The author clarifies some points about Page’s infamous relationship with “baby groupie” Lori Mattix, who was his LA lady for a few years between his stateside romantic dalliances with Pamela Des Barres and Bebe Buell. Mattix became Page’s main squeeze for his tours in the U.S. at age 15, but not before losing her virginity to David Bowie at 12, according to the book. Bonzo’s exploits are even more gruesome and Spitz recounts a cornucopia of golden hits of depravity. These include the famous Mudshark episode while on tour with Vanilla Fudge immortalized in song by Frank Zappa, his trying to coax a Great Dane into having sex with a groupie at the Chateau Marmont, his doing a #2 in the purse of Page’s Japanese girlfriend and monumental consumption of drink and cocaine which often spurred his to sudden acts of violence. The latter was an addiction shared by all the band and its manager. In one morbidly humorous episode, Grant is so coked up that he mistakes a TV remote for a sandwich and breaks a tooth. In another, fountain pen ink leaks into their stash, but they sniff it nonetheless and gain blue nostrils which they proudly carry for a few days. By their 1977 tour, the wheels are coming off the bus with Page’s serious heroin addiction. It especially infuriates Plant as Page sometimes screws up on his famed double-necked guitar, by fingering one neck and picking the other.

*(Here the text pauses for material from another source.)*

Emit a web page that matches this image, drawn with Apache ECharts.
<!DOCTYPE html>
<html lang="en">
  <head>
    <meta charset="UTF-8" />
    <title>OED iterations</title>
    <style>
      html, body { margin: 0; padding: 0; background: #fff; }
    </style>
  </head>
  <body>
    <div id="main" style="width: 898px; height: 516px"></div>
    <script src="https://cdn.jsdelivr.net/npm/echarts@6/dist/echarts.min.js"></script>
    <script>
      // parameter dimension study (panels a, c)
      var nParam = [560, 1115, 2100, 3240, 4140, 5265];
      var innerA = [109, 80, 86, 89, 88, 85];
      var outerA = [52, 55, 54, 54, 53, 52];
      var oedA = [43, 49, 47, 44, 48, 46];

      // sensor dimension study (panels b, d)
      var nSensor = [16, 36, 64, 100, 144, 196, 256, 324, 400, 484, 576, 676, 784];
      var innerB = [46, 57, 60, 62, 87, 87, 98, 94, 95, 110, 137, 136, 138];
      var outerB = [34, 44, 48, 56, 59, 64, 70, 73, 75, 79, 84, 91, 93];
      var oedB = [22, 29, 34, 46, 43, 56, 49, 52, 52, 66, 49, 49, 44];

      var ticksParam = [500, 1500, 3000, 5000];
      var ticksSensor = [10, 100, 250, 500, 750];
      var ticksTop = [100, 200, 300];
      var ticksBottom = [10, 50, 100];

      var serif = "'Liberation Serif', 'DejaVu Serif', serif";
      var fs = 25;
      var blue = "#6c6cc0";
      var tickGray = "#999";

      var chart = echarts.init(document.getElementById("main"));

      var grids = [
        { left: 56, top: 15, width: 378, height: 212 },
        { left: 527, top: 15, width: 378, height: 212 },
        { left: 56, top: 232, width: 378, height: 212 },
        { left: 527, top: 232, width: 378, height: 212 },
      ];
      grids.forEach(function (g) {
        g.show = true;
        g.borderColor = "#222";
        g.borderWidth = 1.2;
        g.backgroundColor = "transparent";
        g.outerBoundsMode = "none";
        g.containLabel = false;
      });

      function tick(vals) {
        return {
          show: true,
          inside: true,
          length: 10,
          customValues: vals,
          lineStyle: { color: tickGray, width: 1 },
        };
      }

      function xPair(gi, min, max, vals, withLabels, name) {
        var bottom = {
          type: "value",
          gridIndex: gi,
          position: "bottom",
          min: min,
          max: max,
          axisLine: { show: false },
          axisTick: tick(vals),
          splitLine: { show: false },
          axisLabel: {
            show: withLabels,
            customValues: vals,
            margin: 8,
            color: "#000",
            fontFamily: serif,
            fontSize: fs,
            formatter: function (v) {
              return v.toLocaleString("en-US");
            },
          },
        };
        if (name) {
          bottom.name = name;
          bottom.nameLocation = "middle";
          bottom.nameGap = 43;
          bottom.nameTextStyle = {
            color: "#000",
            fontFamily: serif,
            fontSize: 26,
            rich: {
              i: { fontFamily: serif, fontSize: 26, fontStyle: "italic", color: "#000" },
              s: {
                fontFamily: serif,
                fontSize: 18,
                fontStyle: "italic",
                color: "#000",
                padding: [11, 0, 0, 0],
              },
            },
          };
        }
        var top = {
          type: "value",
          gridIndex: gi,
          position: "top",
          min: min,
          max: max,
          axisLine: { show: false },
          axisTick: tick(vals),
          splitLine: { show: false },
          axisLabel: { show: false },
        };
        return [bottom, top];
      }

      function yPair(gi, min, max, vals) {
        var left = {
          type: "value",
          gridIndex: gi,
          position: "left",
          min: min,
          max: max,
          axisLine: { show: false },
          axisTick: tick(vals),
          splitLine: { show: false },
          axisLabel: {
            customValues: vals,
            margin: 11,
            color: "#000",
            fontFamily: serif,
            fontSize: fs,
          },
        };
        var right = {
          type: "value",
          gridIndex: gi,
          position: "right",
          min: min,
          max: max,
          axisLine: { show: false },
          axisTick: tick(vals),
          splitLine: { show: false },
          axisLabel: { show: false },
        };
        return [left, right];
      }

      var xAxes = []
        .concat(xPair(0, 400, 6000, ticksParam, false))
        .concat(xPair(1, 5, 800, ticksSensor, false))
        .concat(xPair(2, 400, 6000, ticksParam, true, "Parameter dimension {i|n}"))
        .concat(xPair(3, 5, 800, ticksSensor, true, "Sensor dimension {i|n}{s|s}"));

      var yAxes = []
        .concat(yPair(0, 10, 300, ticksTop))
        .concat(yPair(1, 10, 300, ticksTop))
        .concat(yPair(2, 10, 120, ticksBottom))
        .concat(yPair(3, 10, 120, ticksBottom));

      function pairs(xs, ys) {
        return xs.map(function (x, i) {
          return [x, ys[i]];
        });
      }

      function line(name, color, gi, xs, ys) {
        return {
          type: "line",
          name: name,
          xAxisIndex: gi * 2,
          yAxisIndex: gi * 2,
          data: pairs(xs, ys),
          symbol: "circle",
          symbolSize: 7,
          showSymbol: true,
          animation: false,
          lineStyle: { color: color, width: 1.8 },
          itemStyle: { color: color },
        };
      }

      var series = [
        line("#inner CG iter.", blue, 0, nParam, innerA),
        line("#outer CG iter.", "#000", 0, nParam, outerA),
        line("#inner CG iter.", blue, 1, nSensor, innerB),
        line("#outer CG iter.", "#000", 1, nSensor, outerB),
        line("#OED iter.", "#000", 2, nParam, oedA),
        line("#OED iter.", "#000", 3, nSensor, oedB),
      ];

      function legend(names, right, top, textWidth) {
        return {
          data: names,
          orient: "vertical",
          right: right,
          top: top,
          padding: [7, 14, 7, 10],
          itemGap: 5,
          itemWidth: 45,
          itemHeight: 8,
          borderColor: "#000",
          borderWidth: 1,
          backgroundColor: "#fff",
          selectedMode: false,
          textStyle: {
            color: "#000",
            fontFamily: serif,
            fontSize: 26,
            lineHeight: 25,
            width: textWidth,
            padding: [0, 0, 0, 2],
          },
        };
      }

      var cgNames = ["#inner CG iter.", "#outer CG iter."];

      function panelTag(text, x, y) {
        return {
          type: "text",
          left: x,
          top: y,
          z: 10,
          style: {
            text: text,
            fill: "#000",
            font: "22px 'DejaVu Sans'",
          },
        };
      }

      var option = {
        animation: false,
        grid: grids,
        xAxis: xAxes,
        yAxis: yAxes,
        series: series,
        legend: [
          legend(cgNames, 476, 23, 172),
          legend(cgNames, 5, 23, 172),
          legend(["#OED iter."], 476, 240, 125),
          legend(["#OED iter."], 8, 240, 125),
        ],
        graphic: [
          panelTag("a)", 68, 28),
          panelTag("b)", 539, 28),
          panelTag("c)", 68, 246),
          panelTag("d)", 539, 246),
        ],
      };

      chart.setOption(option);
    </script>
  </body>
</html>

There is more detail on their battles with the descendants of airship inventor Count Ferdinand von Zeppelin, who at first would not let any “babbling apes” make money off her family name or by using its image on their first two albums cover art. Speaking of cover art, there’s some fun details on their various makings and controversy, including how they sprayed naked children with gold auto paint for the cover of House of the Holy. Also explored are their successes and misses with their record label, Swan Song. It’s Zeppelin we have to thank for the litany of classic rock classics by the hard rocking Bad Company. But Spitz is the first author I’ve heard to divulge their passing on the opportunity to sign both Queen and Heart.

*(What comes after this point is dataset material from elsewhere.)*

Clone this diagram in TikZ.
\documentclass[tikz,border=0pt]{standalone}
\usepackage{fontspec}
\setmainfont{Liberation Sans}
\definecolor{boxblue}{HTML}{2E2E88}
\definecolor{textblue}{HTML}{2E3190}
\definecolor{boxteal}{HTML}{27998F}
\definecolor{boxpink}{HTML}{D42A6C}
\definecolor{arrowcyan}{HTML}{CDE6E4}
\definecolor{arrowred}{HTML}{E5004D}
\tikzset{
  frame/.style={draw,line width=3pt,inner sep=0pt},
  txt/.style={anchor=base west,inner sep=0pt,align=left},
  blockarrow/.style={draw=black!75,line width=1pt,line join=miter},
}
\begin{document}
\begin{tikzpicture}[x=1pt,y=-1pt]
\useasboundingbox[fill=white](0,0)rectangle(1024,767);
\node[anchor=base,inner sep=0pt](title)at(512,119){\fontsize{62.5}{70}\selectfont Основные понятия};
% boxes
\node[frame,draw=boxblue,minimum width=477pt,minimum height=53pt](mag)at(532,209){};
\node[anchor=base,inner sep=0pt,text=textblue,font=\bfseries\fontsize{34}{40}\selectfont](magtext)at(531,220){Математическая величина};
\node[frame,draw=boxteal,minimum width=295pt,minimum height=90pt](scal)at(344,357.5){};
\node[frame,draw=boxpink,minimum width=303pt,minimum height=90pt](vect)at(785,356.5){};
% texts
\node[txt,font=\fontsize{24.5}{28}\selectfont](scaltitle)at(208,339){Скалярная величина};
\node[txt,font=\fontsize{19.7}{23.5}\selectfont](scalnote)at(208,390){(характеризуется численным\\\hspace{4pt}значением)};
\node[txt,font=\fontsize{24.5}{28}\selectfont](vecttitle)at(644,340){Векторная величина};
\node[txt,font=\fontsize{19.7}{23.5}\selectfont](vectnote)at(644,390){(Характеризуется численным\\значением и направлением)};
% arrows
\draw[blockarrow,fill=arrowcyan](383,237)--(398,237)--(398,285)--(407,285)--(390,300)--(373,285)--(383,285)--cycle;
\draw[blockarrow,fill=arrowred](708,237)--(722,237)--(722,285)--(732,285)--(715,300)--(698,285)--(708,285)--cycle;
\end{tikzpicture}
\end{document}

But the heart of Spitz’s book is an exploration of both the making of the music and Led Zeppelin as the touring juggernaut, that one that brought rock from small clubs to stadiums. With 300 million albums sold, with their creativity with studio sound and song form, with their hundreds of performances over 30 global spanning tours and their colorful excesses, Led Zeppelin is a band deserving such a sprawling tome. As usual, the mighty Spitz has truly written, and perhaps closed the book forever, on the heaviest rock band of its era.